Millennials, already the most indebted generation of all time, are now flocking to high-interest loans to tie the knot, reported the Washington Post.
Demand for wedding loans has quadrupled in the past year, said David Green, chief product officer at Earnest, a San Francisco-based online lender, noting that couples spend approximately $16,000 on wedding loans and pay it off in three years. Interest rates range from 7% to 18%, is seen as a cheaper alternative to credit cards.
"People are carrying more debt, they want to get married but don't have the funds to do so," Green said.
The explosive popularity of these loans, experts say, has been in the last three years, shows how the bride's parents aren't picking up the tab anymore, but more of a collective effort by parents, grandparents, and even the bride and groom.

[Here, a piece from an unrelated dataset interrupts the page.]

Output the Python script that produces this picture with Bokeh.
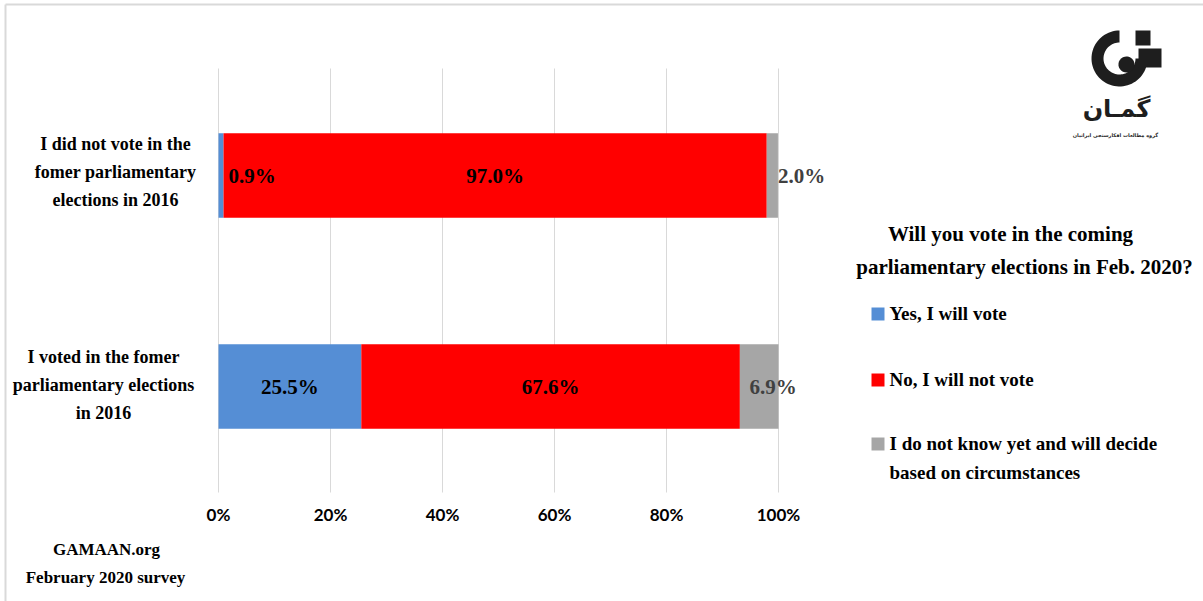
import numpy as np
from bokeh.plotting import figure
from bokeh.models import (Range1d, FixedTicker, Label, BoxAnnotation,
                          PolyAnnotation, ColumnDataSource)
from bokeh.embed import file_html
from bokeh.resources import INLINE

# ---------------- data ----------------
categories = ["I voted in the fomer\nparliamentary elections\nin 2016",
              "I did not vote in the\nfomer parliamentary\nelections in 2016"]
series_names = ["Yes, I will vote", "No, I will not vote",
                "I do not know yet and will decide\nbased on circumstances"]
yes_vote = [25.5, 0.9]
no_vote = [67.6, 97.0]
undecided = [6.9, 2.0]
tick_values = [0, 20, 40, 60, 80, 100]
tick_labels = ["0%", "20%", "40%", "60%", "80%", "100%"]
legend_title = ["Will you vote in the coming", "parliamentary elections in Feb. 2020?"]
source_lines = ["GAMAAN.org", "February 2020 survey"]
logo_name = "گمـان"
logo_sub = "گروه مطالعات افکارسنجی ایرانیان"

# ---------------- style / layout ----------------
colors = ["#558ED5", "#FF0000", "#A6A6A6"]
label_colors = ["#000000", "#000000", "#404040"]
SERIF = "Liberation Serif"

W, H = 1203, 601
X0, PX_PER_PCT = 218, 5.6   # 0% position and pixels per percent
Y_MID, PX_PER_CAT = 175, 211
PLOT_TOP, PLOT_BOTTOM = 68, 492

def X(px):
    return (px - X0) / PX_PER_PCT

def Y(py):
    return 1.5 - (py - Y_MID) / PX_PER_CAT

cat_pos = [i + 0.5 for i in range(len(categories))]

p = figure(width=W, height=H, output_backend="svg", toolbar_location=None,
           x_range=Range1d(X(0), X(W)), y_range=Range1d(Y(H), Y(0)),
           y_axis_location=None,
           min_border_left=0, min_border_right=0, min_border_top=0,
           min_border_bottom=0)
p.outline_line_color = None
p.background_fill_color = "white"
p.border_fill_color = "white"
p.xgrid.visible = False
p.ygrid.visible = False

# vertical gridlines (from the tick values)
p.segment(x0=tick_values, x1=tick_values, y0=Y(PLOT_TOP), y1=Y(PLOT_BOTTOM),
          line_color="#D9D9D9", line_width=1)

# stacked bars
src = ColumnDataSource(dict(pos=cat_pos, yes=yes_vote, no=no_vote, und=undecided))
p.hbar_stack(["yes", "no", "und"], y="pos", height=0.4, color=colors,
             line_color=None, source=src)

# x axis, pinned at the bottom of the plot area
xa = p.xaxis[0]
xa.fixed_location = Y(PLOT_BOTTOM)
xa.ticker = FixedTicker(ticks=tick_values)
xa.major_label_overrides = {v: t for v, t in zip(tick_values, tick_labels)}
xa.axis_line_color = None
xa.major_tick_line_color = None
xa.minor_tick_line_color = None
xa.major_tick_out = 0
xa.major_tick_in = 0
xa.major_label_standoff = 11
xa.major_label_text_font = "Lato"
xa.major_label_text_font_style = "bold"
xa.major_label_text_font_size = "17px"
xa.major_label_text_color = "black"

def text(t, x, y, size, align="center", color="black", font=SERIF, style="bold"):
    p.add_layout(Label(x=x, y=y, text=t, text_font=font, text_font_style=style,
                       text_font_size=f"{size}px", text_color=color,
                       text_align=align, text_baseline="middle"))

# ---------------- data labels ----------------
series = [yes_vote, no_vote, undecided]
for row in range(len(categories)):
    start = 0.0
    for s, vals in enumerate(series):
        v = vals[row]
        lbl = f"{v:.1f}%"
        yc = cat_pos[row]
        if v < 3:
            p.add_layout(Label(x=start + v, y=yc, text=lbl, x_offset=5 if s == 0 else 0,
                               text_font=SERIF, text_font_style="bold", text_font_size="21px",
                               text_color=label_colors[s], text_align="left",
                               text_baseline="middle"))
        else:
            p.add_layout(Label(x=start + v / 2, y=yc, text=lbl,
                               x_offset=14 if s == 2 else 0,
                               text_font=SERIF, text_font_style="bold", text_font_size="21px",
                               text_color=label_colors[s], text_align="center",
                               text_baseline="middle"))
        start += v

# ---------------- category labels (left) ----------------
cat_centers_px = [(103, 384), (115, 171)]
for row, cat in enumerate(categories):
    cx, cy = cat_centers_px[row]
    lines = cat.split("\n")
    for i, ln in enumerate(lines):
        text(ln, X(cx), Y(cy + (i - (len(lines) - 1) / 2) * 28), 18)

# ---------------- legend ----------------
text(legend_title[0], X(1010), Y(233), 21)
text(legend_title[1], X(1024), Y(266), 21)
legend_rows_px = [313, 379, 443]
for s, name in enumerate(series_names):
    yy = legend_rows_px[s]
    p.add_layout(BoxAnnotation(left=X(871), right=X(884), top=Y(yy - 6), bottom=Y(yy + 7),
                               fill_color=colors[s], fill_alpha=1, line_color=None))
    for i, ln in enumerate(name.split("\n")):
        text(ln, X(889), Y(yy + i * 29), 19, align="left")

# ---------------- footer ----------------
text(source_lines[0], X(106), Y(549), 17)
text(source_lines[1], X(105), Y(577), 17)

# ---------------- logo ----------------
dark = "#1E1E1E"
cx, cy, r_out, r_in = 1119, 58, 28, 16
th = np.radians(np.linspace(90, 360, 60))
ox = cx + r_out * np.cos(th); oy = cy - r_out * np.sin(th)
ix = cx + r_in * np.cos(th[::-1]); iy = cy - r_in * np.sin(th[::-1])
p.add_layout(PolyAnnotation(xs=[X(v) for v in np.concatenate([ox, ix])],
                            ys=[Y(v) for v in np.concatenate([oy, iy])],
                            fill_color=dark, fill_alpha=1, line_color=None))
p.add_layout(BoxAnnotation(left=X(1135), right=X(1150), top=Y(30), bottom=Y(45),
                           fill_color=dark, fill_alpha=1, line_color=None))
p.add_layout(BoxAnnotation(left=X(1138), right=X(1161), top=Y(48), bottom=Y(67),
                           fill_color=dark, fill_alpha=1, line_color=None))
tc = np.radians(np.linspace(0, 360, 40))
p.add_layout(PolyAnnotation(xs=[X(1126 + 8 * np.cos(t)) for t in tc],
                            ys=[Y(64 - 8 * np.sin(t)) for t in tc],
                            fill_color=dark, fill_alpha=1, line_color=None))
text(logo_name, X(1116), Y(108), 24, font="DejaVu Sans", color=dark)
text(logo_sub, X(1115), Y(134), 5, font="DejaVu Sans", color=dark)

# chart border (top & left)
p.segment(x0=[X(5), X(5)], x1=[X(W), X(5)], y0=[Y(4), Y(4)], y1=[Y(4), Y(H)],
          line_color="#D9D9D9", line_width=2)

open("out.html", "w").write(file_html(p, INLINE))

"Couples are getting married later, so they are more willing to pay," said David Wood, president of the Association of Bridal Consultants. "At the same time, their parents are older, they may be on a retirement income and not have the means to pay for the wedding either."
President Trump and the Federal Reserve are aboustely clueless in how they measure inflation. Considering the average cost of a wedding is skyrocketing, according to financial advisers. This comes as student loan debt hits $1.5 trillion and millennials have absolutely no savings.

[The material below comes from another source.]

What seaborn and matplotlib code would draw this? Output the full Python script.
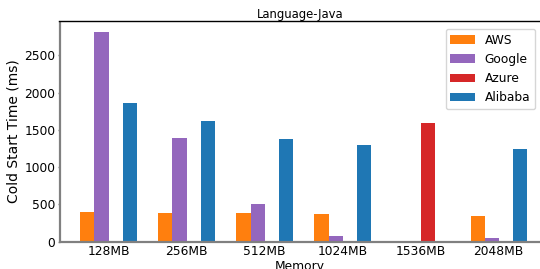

"What's driving this growth? Weddings are getting more expensive and people are waiting longer to get married," said Todd Nelson, director of strategic partnerships for LightStream, a lending division of SunTrust bank. "It used to be, generally speaking, the father of the bride was on the hook for paying for the wedding. That's not necessarily the expectation anymore."
Personal finance experts said they've noticed more and more millennial clients who are taking out loans to fund their big day. Experts have told their clients that they don't need an expensive Instagram-worthy wedding.
"The problem is, you don't want to rely on a personal loan for something that isn't necessary — and there is nothing necessary about an expensive wedding," said Stefanie O'Connell, a personal finance expert and author of "The Broke and Beautiful Life." "Everything about weddings is discretionary, aside from what you pay the county clerk."
O'Connell, who is getting married later this year will not use loans but rather cash to pay for her big day, said she also helps clients understand that they need to look past their wedding day and see the big picture if a sustainable life without insurmountable debts.
"You have to put it in context," she said. "You could spend $30,000 on a one-day celebration, or you could use it to put a down payment on a house. These loans sound great when you're planning your wedding, but afterward, I hear a lot of regret."
Brad Pritchett and David Chadd expected to pay for their wedding in cash, but a month before their wedding in February, they realized they went over budget.
"Quite frankly, we both have a taste level where we weren't willing to compromise," said Pritchett, 38, vice president of marketing for the American Heart Association. "It was important for us to have a great party to celebrate our love."
So having a great, Instagram-worthy, one-day celebration, or otherwise called a wedding in 2019, is now being funded by high-interest loans that are putting millennials into further debt - thus their long term financial survivability will be in question in the next downturn.